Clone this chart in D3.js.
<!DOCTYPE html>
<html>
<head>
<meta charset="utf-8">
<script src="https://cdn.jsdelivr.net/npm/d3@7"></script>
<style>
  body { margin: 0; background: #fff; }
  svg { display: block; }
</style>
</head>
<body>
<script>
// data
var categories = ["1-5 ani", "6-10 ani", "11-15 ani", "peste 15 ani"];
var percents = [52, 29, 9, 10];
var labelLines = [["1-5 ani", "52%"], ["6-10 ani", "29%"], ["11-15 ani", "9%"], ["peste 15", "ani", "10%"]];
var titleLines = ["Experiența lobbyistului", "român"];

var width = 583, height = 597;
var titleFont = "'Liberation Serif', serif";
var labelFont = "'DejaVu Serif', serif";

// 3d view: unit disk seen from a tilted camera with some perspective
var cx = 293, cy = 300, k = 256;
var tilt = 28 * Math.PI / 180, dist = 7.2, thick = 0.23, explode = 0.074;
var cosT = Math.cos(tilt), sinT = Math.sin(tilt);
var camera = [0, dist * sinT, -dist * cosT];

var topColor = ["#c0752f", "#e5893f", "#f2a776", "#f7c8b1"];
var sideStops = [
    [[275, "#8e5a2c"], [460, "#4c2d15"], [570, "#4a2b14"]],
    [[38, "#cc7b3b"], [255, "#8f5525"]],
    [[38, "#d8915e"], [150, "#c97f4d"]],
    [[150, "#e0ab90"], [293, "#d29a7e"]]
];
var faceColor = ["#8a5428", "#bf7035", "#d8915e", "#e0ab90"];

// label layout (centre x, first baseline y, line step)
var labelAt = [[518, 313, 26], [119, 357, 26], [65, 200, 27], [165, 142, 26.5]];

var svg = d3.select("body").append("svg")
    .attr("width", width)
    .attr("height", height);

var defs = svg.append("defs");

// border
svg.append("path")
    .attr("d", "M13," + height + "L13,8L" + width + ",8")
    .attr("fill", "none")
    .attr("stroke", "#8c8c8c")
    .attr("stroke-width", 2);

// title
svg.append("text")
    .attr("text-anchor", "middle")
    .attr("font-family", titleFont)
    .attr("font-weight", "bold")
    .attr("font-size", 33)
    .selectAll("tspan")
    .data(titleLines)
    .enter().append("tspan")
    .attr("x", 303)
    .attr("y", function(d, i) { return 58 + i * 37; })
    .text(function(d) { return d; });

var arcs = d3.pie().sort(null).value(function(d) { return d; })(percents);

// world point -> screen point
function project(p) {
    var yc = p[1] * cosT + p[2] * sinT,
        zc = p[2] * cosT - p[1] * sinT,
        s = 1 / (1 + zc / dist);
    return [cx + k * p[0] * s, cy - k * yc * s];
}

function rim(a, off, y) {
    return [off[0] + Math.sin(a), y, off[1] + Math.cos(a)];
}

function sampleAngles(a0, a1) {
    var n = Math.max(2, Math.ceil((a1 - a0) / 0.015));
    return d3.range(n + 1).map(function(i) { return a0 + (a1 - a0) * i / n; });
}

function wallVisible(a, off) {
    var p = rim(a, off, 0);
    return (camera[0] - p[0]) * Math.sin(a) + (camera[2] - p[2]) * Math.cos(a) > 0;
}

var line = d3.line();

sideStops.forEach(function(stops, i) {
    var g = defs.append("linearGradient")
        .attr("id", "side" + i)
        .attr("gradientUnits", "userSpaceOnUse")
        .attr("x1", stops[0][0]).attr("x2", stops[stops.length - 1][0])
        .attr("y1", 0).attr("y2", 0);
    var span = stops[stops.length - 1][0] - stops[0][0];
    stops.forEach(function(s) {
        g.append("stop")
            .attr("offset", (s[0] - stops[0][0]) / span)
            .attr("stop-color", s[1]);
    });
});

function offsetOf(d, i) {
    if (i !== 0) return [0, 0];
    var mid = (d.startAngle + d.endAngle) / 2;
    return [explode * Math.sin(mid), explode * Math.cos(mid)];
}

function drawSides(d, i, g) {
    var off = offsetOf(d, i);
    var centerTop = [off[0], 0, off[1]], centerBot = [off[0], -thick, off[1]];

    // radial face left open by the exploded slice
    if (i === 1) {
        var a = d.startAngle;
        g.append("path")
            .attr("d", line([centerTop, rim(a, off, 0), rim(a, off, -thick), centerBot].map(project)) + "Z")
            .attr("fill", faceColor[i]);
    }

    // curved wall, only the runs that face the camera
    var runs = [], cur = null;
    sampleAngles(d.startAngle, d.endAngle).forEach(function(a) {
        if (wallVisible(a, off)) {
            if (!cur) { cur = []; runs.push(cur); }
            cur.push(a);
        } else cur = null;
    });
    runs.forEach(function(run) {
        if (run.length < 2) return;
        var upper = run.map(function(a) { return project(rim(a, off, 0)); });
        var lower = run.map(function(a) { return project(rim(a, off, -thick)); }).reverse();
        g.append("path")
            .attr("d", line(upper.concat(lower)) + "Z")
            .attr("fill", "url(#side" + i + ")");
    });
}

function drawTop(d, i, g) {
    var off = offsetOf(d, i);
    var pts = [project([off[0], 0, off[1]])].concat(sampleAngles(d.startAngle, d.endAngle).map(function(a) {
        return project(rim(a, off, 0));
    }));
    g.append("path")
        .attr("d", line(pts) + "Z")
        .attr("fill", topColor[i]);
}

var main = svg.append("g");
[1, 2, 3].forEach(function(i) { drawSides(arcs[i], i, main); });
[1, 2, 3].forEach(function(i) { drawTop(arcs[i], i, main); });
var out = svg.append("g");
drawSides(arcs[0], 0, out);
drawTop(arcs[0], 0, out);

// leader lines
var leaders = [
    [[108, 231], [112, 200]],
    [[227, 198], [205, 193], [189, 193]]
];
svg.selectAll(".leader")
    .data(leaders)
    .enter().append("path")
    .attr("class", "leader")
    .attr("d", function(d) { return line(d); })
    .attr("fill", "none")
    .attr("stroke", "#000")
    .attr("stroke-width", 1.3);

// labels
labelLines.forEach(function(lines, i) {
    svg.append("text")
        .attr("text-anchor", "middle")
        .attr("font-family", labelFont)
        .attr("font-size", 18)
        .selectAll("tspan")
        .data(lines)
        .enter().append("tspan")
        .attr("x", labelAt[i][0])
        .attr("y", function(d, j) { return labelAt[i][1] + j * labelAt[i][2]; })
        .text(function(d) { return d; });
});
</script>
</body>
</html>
* * *
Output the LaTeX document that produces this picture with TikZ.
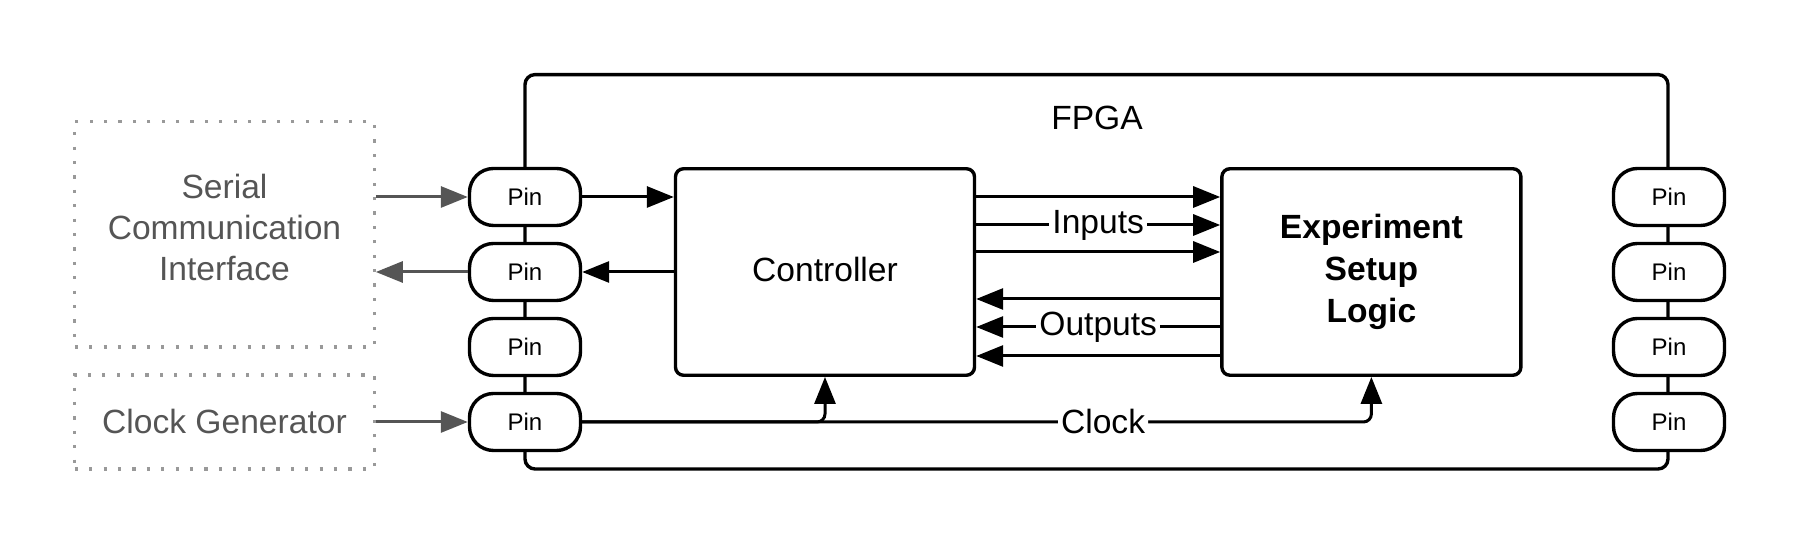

* **DO THIS**
For each line of the entries that includes "with", show that line.

* **SOLVED PROBLEM**
// 3d view: unit disk seen from a tilted camera with some perspective
Output the LaTeX document that produces this picture with TikZ.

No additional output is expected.